(COLLECTED DATA)
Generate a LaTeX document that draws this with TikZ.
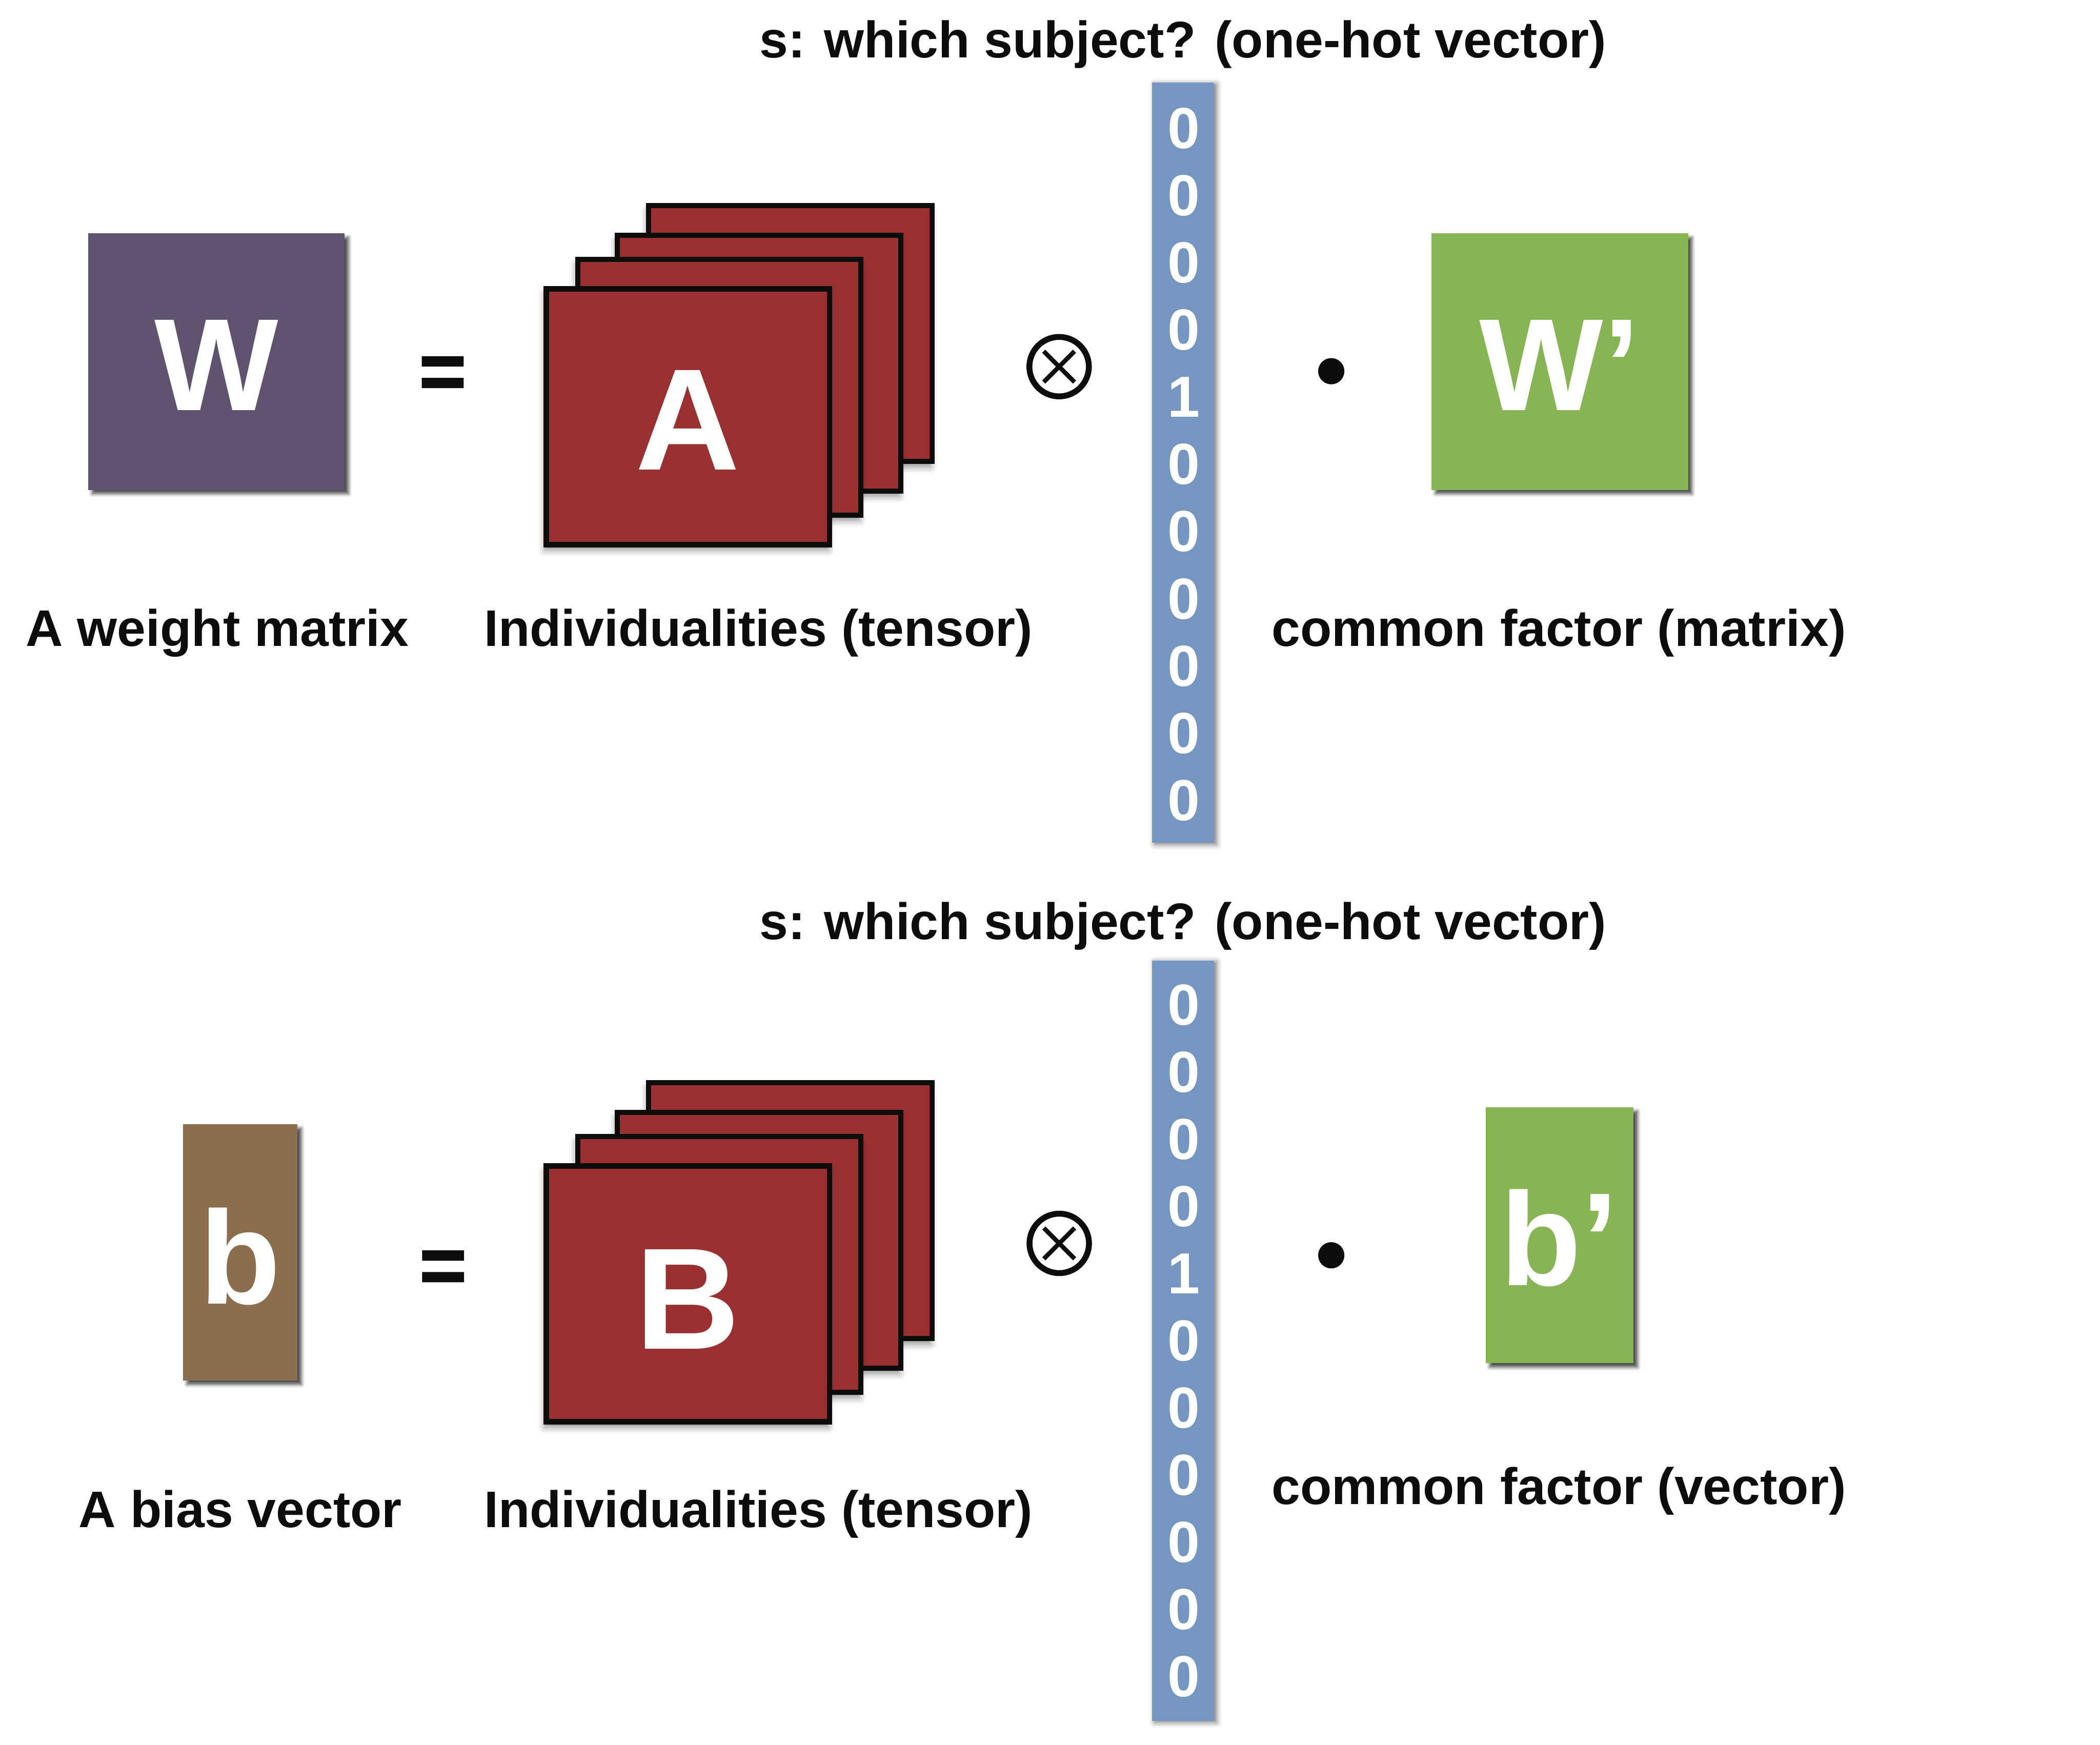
\documentclass[tikz,border=0pt]{standalone}
\usepackage{fontspec}
\setmainfont{Liberation Sans}
\newfontfamily\eqfont[FakeBold=2]{Liberation Sans Bold}
\usetikzlibrary{shadows.blur}
\definecolor{ink}{HTML}{0D0D0B}
\definecolor{wpurple}{HTML}{605370}
\definecolor{bbrown}{HTML}{8C6D4E}
\definecolor{cgreen}{HTML}{88B553}
\definecolor{cred}{HTML}{9B3030}
\definecolor{vblue}{HTML}{7496C0}
\begin{document}
\begin{tikzpicture}[x=1pt,y=-1pt,
  lbl/.style={font=\fontsize{38.4}{46}\selectfont\bfseries, text=ink, inner sep=0pt, anchor=base},
  flatbox/.style={rectangle, inner sep=0pt, text=white, text depth=0pt,
    blur shadow={shadow xshift=3pt, shadow yshift=-3pt, shadow blur radius=2.5pt, shadow opacity=70}},
  bigletter/.style={font=\fontsize{98}{110}\selectfont\bfseries},
  card/.style={rectangle, inner sep=0pt, draw=ink, line width=3.9pt, fill=cred,
    minimum width=211.5pt, minimum height=191pt, text=white, text depth=0pt,
    font=\fontsize{108}{120}\selectfont\bfseries,
    blur shadow={shadow xshift=-1pt, shadow yshift=-4pt, shadow blur radius=5pt, shadow opacity=45}},
  vecbar/.style={rectangle, inner sep=0pt, fill=vblue, minimum width=46pt,
    blur shadow={shadow xshift=2pt, shadow yshift=-1pt, shadow blur radius=4pt, shadow opacity=55}},
  digit/.style={font=\fontsize{43.3}{50}\selectfont\bfseries, text=white, inner sep=0pt, anchor=base},
  otimes/.style={circle, draw=ink, line width=4.4pt, minimum size=44.4pt, inner sep=0pt},
  dotop/.style={circle, fill=ink, minimum size=19.6pt, inner sep=0pt},
  eqsign/.style={font=\fontsize{60}{70}\selectfont\eqfont, text=ink, inner sep=0pt, anchor=base},
]
\useasboundingbox (0,0) rectangle (1568,1303);

% ---------- top row ----------
\node[lbl] (title1) at (883.2,43.2) {s: which subject? (one-hot vector)};

\node[flatbox, fill=wpurple, minimum width=191.5pt, minimum height=191.6pt,
      bigletter, text height=72.8pt] (Wbox) at (161.55,270.0) {W};
\node[eqsign] (eq1) at (330.5,297.8) {=};

\node[card] (A4) at (590.05,249.1) {};
\node[card] (A3) at (566.7,271.1) {};
\node[card] (A2) at (537.05,289.1) {};
\node[card, text height=79.6pt] (A1) at (513.6,311.2) {A};

\node[otimes] (ot1) at (790.8,273.8) {};
\draw[ink, line width=3.3pt] ([shift={(-11.5,-11.5)}]ot1.center) -- ([shift={(11.5,11.5)}]ot1.center);
\draw[ink, line width=3.3pt] ([shift={(-11.5,11.5)}]ot1.center) -- ([shift={(11.5,-11.5)}]ot1.center);

\node[vecbar, minimum height=567.8pt] (s1) at (883.3,345.6) {};
\foreach \v [count=\i from 0] in {0,0,0,0,1,0,0,0,0,0,0}
  \node[digit] (s1d\i) at (884,111+50.15*\i) {\v};

\node[dotop] (dot1) at (994,277.2) {};

\node[flatbox, fill=cgreen, minimum width=191.6pt, minimum height=191.5pt,
      bigletter, text height=72.5pt] (Wpbox) at (1164.6,270.05) {W’};

\node[lbl] (labW) at (162.3,482.6) {A weight matrix};
\node[lbl] (labA) at (566.3,482.6) {Individualities (tensor)};
\node[lbl] (labWp) at (1163.9,482.6) {common factor (matrix)};

% ---------- bottom row ----------
\node[lbl] (title2) at (883.2,701.6) {s: which subject? (one-hot vector)};

\node[flatbox, fill=bbrown, minimum width=85.5pt, minimum height=191.5pt,
      font=\fontsize{99}{110}\selectfont\bfseries, text height=76.9pt] (bbox) at (179.35,935.15) {b};
\node[eqsign] (eq2) at (330.8,965.5) {=};

\node[card] (B4) at (590.05,904.1) {};
\node[card] (B3) at (566.7,926.1) {};
\node[card] (B2) at (537.05,944.1) {};
\node[card, text height=82.4pt] (B1) at (513.6,966.2) {B};

\node[otimes] (ot2) at (790.9,928.5) {};
\draw[ink, line width=3.3pt] ([shift={(-11.5,-11.5)}]ot2.center) -- ([shift={(11.5,11.5)}]ot2.center);
\draw[ink, line width=3.3pt] ([shift={(-11.5,11.5)}]ot2.center) -- ([shift={(11.5,-11.5)}]ot2.center);

\node[vecbar, minimum height=567.9pt] (s2) at (883.3,1001.25) {};
\foreach \v [count=\i from 0] in {0,0,0,0,1,0,0,0,0,0,0}
  \node[digit] (s2d\i) at (884,765.5+50.15*\i) {\v};

\node[dotop] (dot2) at (994,937.4) {};

\node[flatbox, fill=cgreen, minimum width=110.5pt, minimum height=191.3pt,
      font=\fontsize{99}{110}\selectfont\bfseries, text height=75.3pt] (bpbox) at (1164.45,922.35) {b’};

\node[lbl] (labb) at (179.5,1140.6) {A bias vector};
\node[lbl] (labB) at (566.3,1140.6) {Individualities (tensor)};
\node[lbl] (labbp) at (1163.9,1123.5) {common factor (vector)};
\end{tikzpicture}
\end{document}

(WHAT NEEDS TO BE DONE)
Copy every line of the data exactly as written, excluding the pictures.

(COMPLETE OUTPUT)
Generate a LaTeX document that draws this with TikZ.
\documentclass[tikz,border=0pt]{standalone}
\usepackage{fontspec}
\setmainfont{Liberation Sans}
\newfontfamily\eqfont[FakeBold=2]{Liberation Sans Bold}
\usetikzlibrary{shadows.blur}
\definecolor{ink}{HTML}{0D0D0B}
\definecolor{wpurple}{HTML}{605370}
\definecolor{bbrown}{HTML}{8C6D4E}
\definecolor{cgreen}{HTML}{88B553}
\definecolor{cred}{HTML}{9B3030}
\definecolor{vblue}{HTML}{7496C0}
\begin{document}
\begin{tikzpicture}[x=1pt,y=-1pt,
  lbl/.style={font=\fontsize{38.4}{46}\selectfont\bfseries, text=ink, inner sep=0pt, anchor=base},
  flatbox/.style={rectangle, inner sep=0pt, text=white, text depth=0pt,
    blur shadow={shadow xshift=3pt, shadow yshift=-3pt, shadow blur radius=2.5pt, shadow opacity=70}},
  bigletter/.style={font=\fontsize{98}{110}\selectfont\bfseries},
  card/.style={rectangle, inner sep=0pt, draw=ink, line width=3.9pt, fill=cred,
    minimum width=211.5pt, minimum height=191pt, text=white, text depth=0pt,
    font=\fontsize{108}{120}\selectfont\bfseries,
    blur shadow={shadow xshift=-1pt, shadow yshift=-4pt, shadow blur radius=5pt, shadow opacity=45}},
  vecbar/.style={rectangle, inner sep=0pt, fill=vblue, minimum width=46pt,
    blur shadow={shadow xshift=2pt, shadow yshift=-1pt, shadow blur radius=4pt, shadow opacity=55}},
  digit/.style={font=\fontsize{43.3}{50}\selectfont\bfseries, text=white, inner sep=0pt, anchor=base},
  otimes/.style={circle, draw=ink, line width=4.4pt, minimum size=44.4pt, inner sep=0pt},
  dotop/.style={circle, fill=ink, minimum size=19.6pt, inner sep=0pt},
  eqsign/.style={font=\fontsize{60}{70}\selectfont\eqfont, text=ink, inner sep=0pt, anchor=base},
]
\useasboundingbox (0,0) rectangle (1568,1303);

% ---------- top row ----------
\node[lbl] (title1) at (883.2,43.2) {s: which subject? (one-hot vector)};

\node[flatbox, fill=wpurple, minimum width=191.5pt, minimum height=191.6pt,
      bigletter, text height=72.8pt] (Wbox) at (161.55,270.0) {W};
\node[eqsign] (eq1) at (330.5,297.8) {=};

\node[card] (A4) at (590.05,249.1) {};
\node[card] (A3) at (566.7,271.1) {};
\node[card] (A2) at (537.05,289.1) {};
\node[card, text height=79.6pt] (A1) at (513.6,311.2) {A};

\node[otimes] (ot1) at (790.8,273.8) {};
\draw[ink, line width=3.3pt] ([shift={(-11.5,-11.5)}]ot1.center) -- ([shift={(11.5,11.5)}]ot1.center);
\draw[ink, line width=3.3pt] ([shift={(-11.5,11.5)}]ot1.center) -- ([shift={(11.5,-11.5)}]ot1.center);

\node[vecbar, minimum height=567.8pt] (s1) at (883.3,345.6) {};
\foreach \v [count=\i from 0] in {0,0,0,0,1,0,0,0,0,0,0}
  \node[digit] (s1d\i) at (884,111+50.15*\i) {\v};

\node[dotop] (dot1) at (994,277.2) {};

\node[flatbox, fill=cgreen, minimum width=191.6pt, minimum height=191.5pt,
      bigletter, text height=72.5pt] (Wpbox) at (1164.6,270.05) {W’};

\node[lbl] (labW) at (162.3,482.6) {A weight matrix};
\node[lbl] (labA) at (566.3,482.6) {Individualities (tensor)};
\node[lbl] (labWp) at (1163.9,482.6) {common factor (matrix)};

% ---------- bottom row ----------
\node[lbl] (title2) at (883.2,701.6) {s: which subject? (one-hot vector)};

\node[flatbox, fill=bbrown, minimum width=85.5pt, minimum height=191.5pt,
      font=\fontsize{99}{110}\selectfont\bfseries, text height=76.9pt] (bbox) at (179.35,935.15) {b};
\node[eqsign] (eq2) at (330.8,965.5) {=};

\node[card] (B4) at (590.05,904.1) {};
\node[card] (B3) at (566.7,926.1) {};
\node[card] (B2) at (537.05,944.1) {};
\node[card, text height=82.4pt] (B1) at (513.6,966.2) {B};

\node[otimes] (ot2) at (790.9,928.5) {};
\draw[ink, line width=3.3pt] ([shift={(-11.5,-11.5)}]ot2.center) -- ([shift={(11.5,11.5)}]ot2.center);
\draw[ink, line width=3.3pt] ([shift={(-11.5,11.5)}]ot2.center) -- ([shift={(11.5,-11.5)}]ot2.center);

\node[vecbar, minimum height=567.9pt] (s2) at (883.3,1001.25) {};
\foreach \v [count=\i from 0] in {0,0,0,0,1,0,0,0,0,0,0}
  \node[digit] (s2d\i) at (884,765.5+50.15*\i) {\v};

\node[dotop] (dot2) at (994,937.4) {};

\node[flatbox, fill=cgreen, minimum width=110.5pt, minimum height=191.3pt,
      font=\fontsize{99}{110}\selectfont\bfseries, text height=75.3pt] (bpbox) at (1164.45,922.35) {b’};

\node[lbl] (labb) at (179.5,1140.6) {A bias vector};
\node[lbl] (labB) at (566.3,1140.6) {Individualities (tensor)};
\node[lbl] (labbp) at (1163.9,1123.5) {common factor (vector)};
\end{tikzpicture}
\end{document}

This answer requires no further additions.